Tiny little farms like that wouldn't be a huge amount of food. It's vastly inefficient compared to a huge factory farm and you can just summon up the tractors and watering infrastructure to properly run a farm.
Tell that to those who lived under the Soviet collective laws. They were allowed something like 1/2 acre to grow food for their families. Those little patches produced a significant amount of the food that wasn't grown on the collective farms.
Of course, a lot of that had to do with incentives....
Oh you can totally feed your family with a half acre. If you're good at it you can feed several families.
If you only grow and eat potatoes, you can feed 7 people 2000 Calorie/day diets all year. That's the figure if you grow potatoes like big potato farmers. If you nurture the land and integrate other species taking advantage of differing growing seasons and do all you can to make perfect soil conditions, you can get a lot more out of it than potatoes every day for 7.
Some places can - if you have huge gardens and areas you're free to make use of. Many can't.
Norwegian farming policy is focused on maintaining near-independence in the food supply because the British embargo during the Napoleonic wars in the early 1800's is still seared in the collective consciousness. E.g. every Norwegian primary school child will go through the very long, very tedious poem "Terje Vigen" about a man who tried to evade the British embargo by taking a small boat to Denmark to get food to feed his starving family.
Starvation happened despite farming most of the available land.
The concern of local food production rose to prominence again during World War II, when German occupation meant strict rationing, which led to "fun" food innovation such as flour substitute made from bark, as growing vegetables etc. in your back garden simply doesn't produce enough for most people to sustain a family.
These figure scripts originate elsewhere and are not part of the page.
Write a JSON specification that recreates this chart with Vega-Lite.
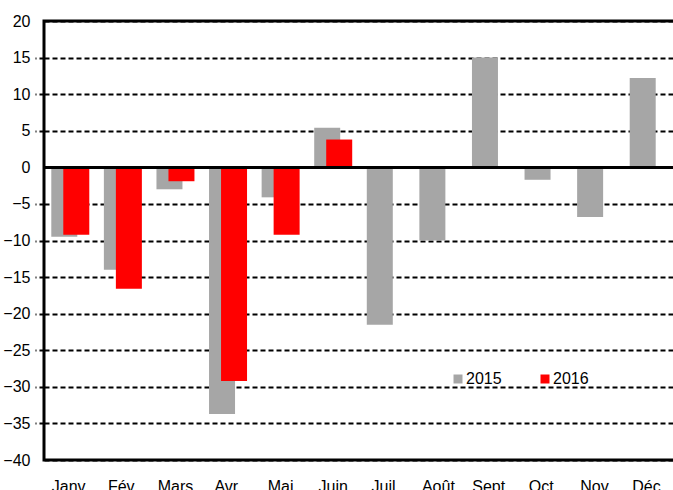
{
  "$schema": "https://vega.github.io/schema/vega-lite/v6.json",
  "width": 631,
  "height": 439,
  "autosize": {"type": "none"},
  "padding": {"left": 44, "top": 21, "right": 0, "bottom": 30},
  "config": {
    "font": "Liberation Sans, Arial, sans-serif",
    "view": {"stroke": "black", "strokeWidth": 3},
    "axisY": {
      "title": null,
      "values": [-40, -35, -30, -25, -20, -15, -10, -5, 0, 5, 10, 15, 20],
      "labelOverlap": false,
      "domain": false,
      "grid": true,
      "gridColor": "black",
      "gridDash": [5, 3],
      "gridWidth": 1.8,
      "gridOpacity": 1,
      "ticks": true,
      "tickSize": 9,
      "tickColor": "black",
      "tickDash": [5, 3],
      "tickWidth": 1.8,
      "tickOpacity": {"condition": {"test": "datum.value === 0 || datum.value === 20 || datum.value === -40", "value": 0}, "value": 1},
      "labelPadding": 5,
      "labelFontSize": 16,
      "labelColor": "black"
    }
  },
  "data": {
    "values": [
      {"month": "Janv.", "year": "2015", "value": -9.5},
      {"month": "Fév.", "year": "2015", "value": -14.0},
      {"month": "Mars", "year": "2015", "value": -3.0},
      {"month": "Avr.", "year": "2015", "value": -33.7},
      {"month": "Mai", "year": "2015", "value": -4.1},
      {"month": "Juin", "year": "2015", "value": 5.4},
      {"month": "Juil.", "year": "2015", "value": -21.5},
      {"month": "Août", "year": "2015", "value": -10.0},
      {"month": "Sept.", "year": "2015", "value": 15.0},
      {"month": "Oct.", "year": "2015", "value": -1.7},
      {"month": "Nov.", "year": "2015", "value": -6.8},
      {"month": "Déc.", "year": "2015", "value": 12.2},
      {"month": "Janv.", "year": "2016", "value": -9.2},
      {"month": "Fév.", "year": "2016", "value": -16.6},
      {"month": "Mars", "year": "2016", "value": -1.9},
      {"month": "Avr.", "year": "2016", "value": -29.2},
      {"month": "Mai", "year": "2016", "value": -9.2},
      {"month": "Juin", "year": "2016", "value": 3.8}
    ]
  },
  "encoding": {
    "x": {
      "field": "month",
      "type": "nominal",
      "sort": null,
      "scale": {"paddingInner": 0, "paddingOuter": 0},
      "axis": {
        "title": null,
        "domain": false,
        "ticks": false,
        "grid": false,
        "labelAngle": 0,
        "labelPadding": 18,
        "labelFontSize": 16,
        "labelColor": "black"
      }
    },
    "y": {
      "field": "value",
      "type": "quantitative",
      "scale": {"domain": [-40, 20], "nice": false, "zero": false},
      "axis": {"values": [-40, -35, -30, -25, -20, -15, -10, -5, 0, 5, 10, 15, 20]}
    },
    "color": {
      "field": "year",
      "type": "nominal",
      "scale": {"domain": ["2015", "2016"], "range": ["#A6A6A6", "#FF0000"]},
      "legend": {
        "title": null,
        "orient": "none",
        "legendX": 406,
        "legendY": 350,
        "direction": "horizontal",
        "symbolType": "square",
        "symbolSize": 81,
        "symbolStrokeWidth": 0,
        "labelFontSize": 16,
        "labelColor": "black",
        "labelOffset": 0,
        "columnPadding": 35
      }
    }
  },
  "layer": [
    {
      "transform": [{"filter": "datum.year === '2015'"}],
      "mark": {"type": "bar", "width": 26, "xOffset": -6}
    },
    {
      "transform": [{"filter": "datum.year === '2016'"}],
      "mark": {"type": "bar", "width": 26, "xOffset": 6}
    },
    {
      "mark": {"type": "rule", "color": "black", "strokeWidth": 2.5},
      "encoding": {
        "y": {"datum": 0, "type": "quantitative", "axis": {"values": [-40, -35, -30, -25, -20, -15, -10, -5, 0, 5, 10, 15, 20]}},
        "x": {"value": 0},
        "x2": {"value": 631},
        "color": {"value": "black"}
      }
    }
  ]
}
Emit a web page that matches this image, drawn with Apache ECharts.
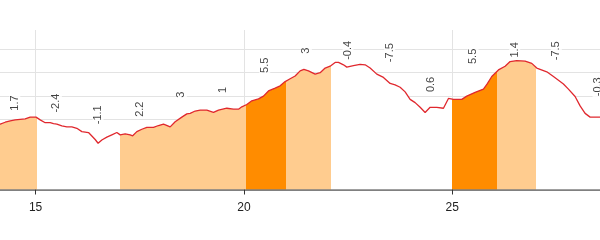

That's not the only reason for Norwegian farming policy. Another is to ensure that non-industrial areas and areas where it is simply difficult to live do not become entirely depopulated. I live and work and pay tax in Norway and I am quite happy with the basic principle that the country should produce most of its own food; it helps to reduce the tendency to race to the bottom of the market and, if done well, promotes pride in quality. Of course it is not easy to export the Norwegian experience to a much larger country like the US with a different political system and much higher concentration of ownership of the farms and also difficult to export it to a smaller much more densely populated country like the UK. But that doesn't mean it wouldn't be worth trying to learn from it.
Don't mistake me, I'm not claiming that Norwegian farming policy is perfect, merely that it does seem to work at the moment.
There's a full English translation here [1] with details on Ibsens likely sources of inspiration, if you want to read it. It feels a lot longer when you're 9-10 years old...
But here's a summary of the end:
He is released from prison at the end of the Napoleonic wars, and comes home to find his wife and child died while he was in prison, and were buried in a paupers grave.
Years later he comes across a ship in distress and it is the captain of the British ship that caught him, with his family. He threatens revenge, but on picking up the child changes his mind and saves all of them.